Accettare la propria differenza, la propria imperfezione. I social sono belli, ma non devono portare a un’omologazione. Non devono limitare i rapporti tra amici in carne e ossa. Purtroppo gli adulti hanno creato intorno ai ragazzi, soprattutto i più piccoli, una cappa protettiva, dove non c’è incontro, né scontro, né relazione. Ci sono la scuola, le attività, la casa, ma meno spazi dove fare libere esperienze di socialità. E allora i giovani se ne stanno chiusi nelle loro stanze e cercano relazioni in Rete.
L’eccesso di protezione dei figli si scarica anche a scuola…
È l’esempio perfetto: i genitori dovrebbero stare fuori dalla scuola e venire solo per ascoltare i professori. Invece sono sempre sui banchi accanto ai figli. Col registro elettronico, vengono a sapere il voto addirittura per primi, per cui il ragazzo non può nemmeno elaborare il 4 che ha preso… Una cosa assurda. Un luogo di ricreazione e di crescita dei giovani è diventato il luogo dei genitori e degli adulti, un luogo pesantissimo.
Come stare accanto ai ragazzi?
Testimoniando gli aspetti positivi della vita, raccontando il proprio vissuto, anche gli errori fatti. Un ragazzo che attraversa un momento difficile può essere aiutato dal genitore che gli spiega che anche lui li ha passati. La società si vanta di ascoltare, ma non è vero: ascoltare significa accettare le imperfezioni del ragazzo, senza suggerire subito la risposta. Accettare che vada nella direzione opposta a quella che pensiamo noi. Prevenzione significa educare al bello: abituarsi a cercare le cose belle, anche se costano di più.
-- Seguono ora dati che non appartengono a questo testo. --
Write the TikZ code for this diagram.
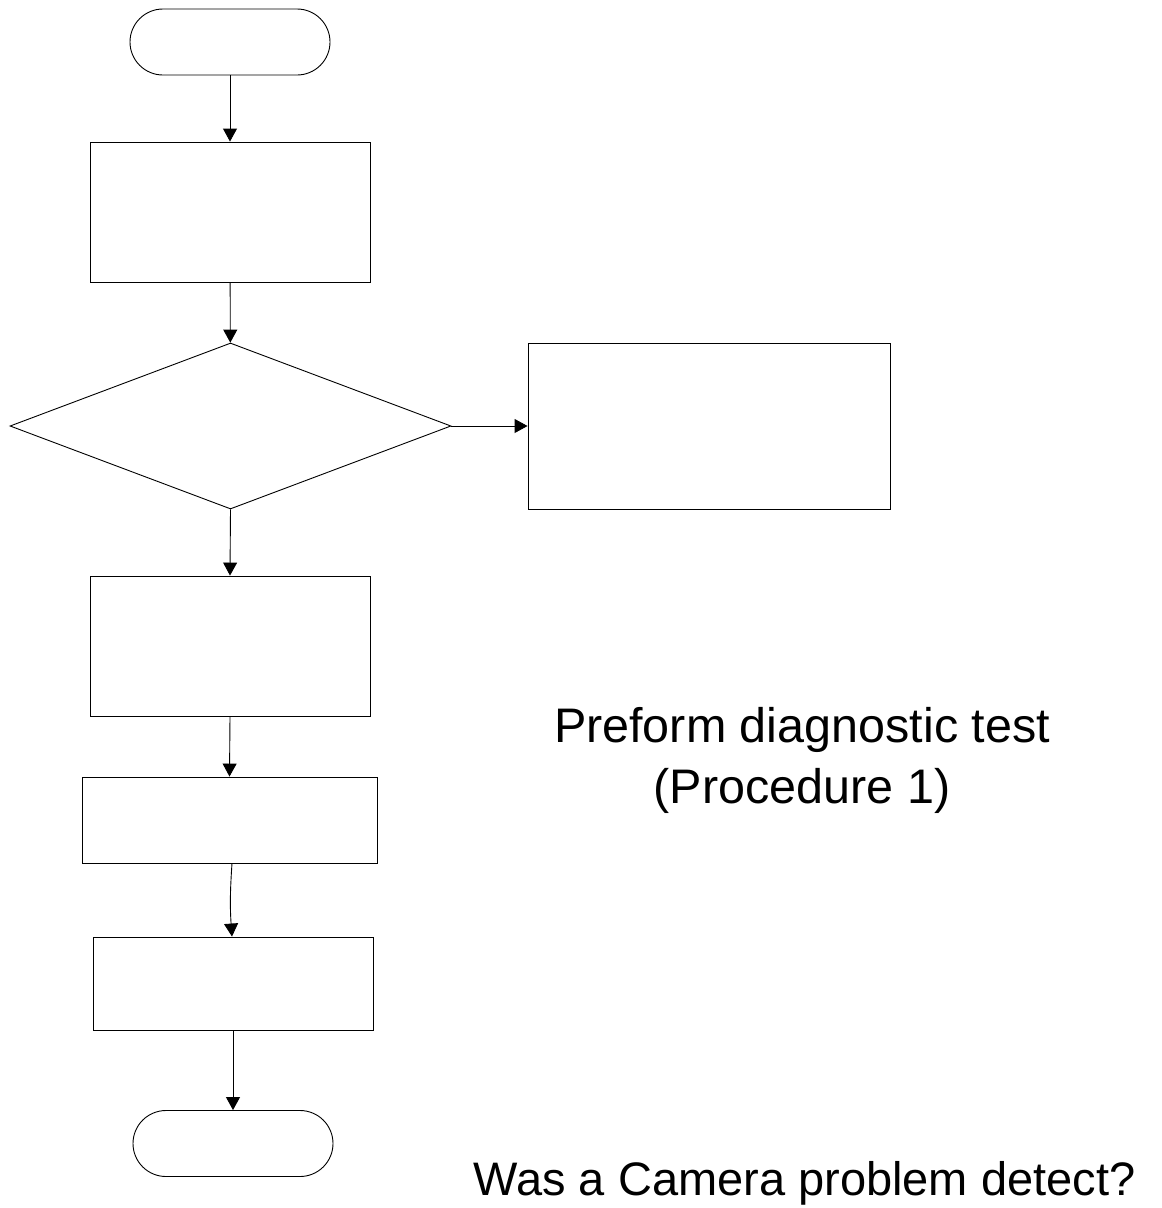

Come vivono il sesso gli adolescenti?
Tanti ragazzi parlano dell’esperienza sessuale come di una partita di calcio, di una prestazione. La sessualità viene vissuta come puro atto fisico, che rischia di non dare nemmeno piacere. È necessario invece recuperare anche qui il bello. Amore significa innamorarsi di un’altra persona, non del suo corpo e basta. Le esperienze fatte in adolescenza ce le portiamo dietro tutta la vita.
C’è ancora l’opzione Dio?
Non è vero che i ragazzi non credono in niente. La felicità di un adolescente è poter dire: «Io credo nell’amore», che significa avvicinarsi a Dio. Un ragazzo mi ha spiegato l’importanza di essere aiutato a porsi le domande giuste, invece che ricevere solo risposte, perché magari la risposta non gli piace e allora il dialogo finisce lì. Invece devo aiutarlo a porsi le domande.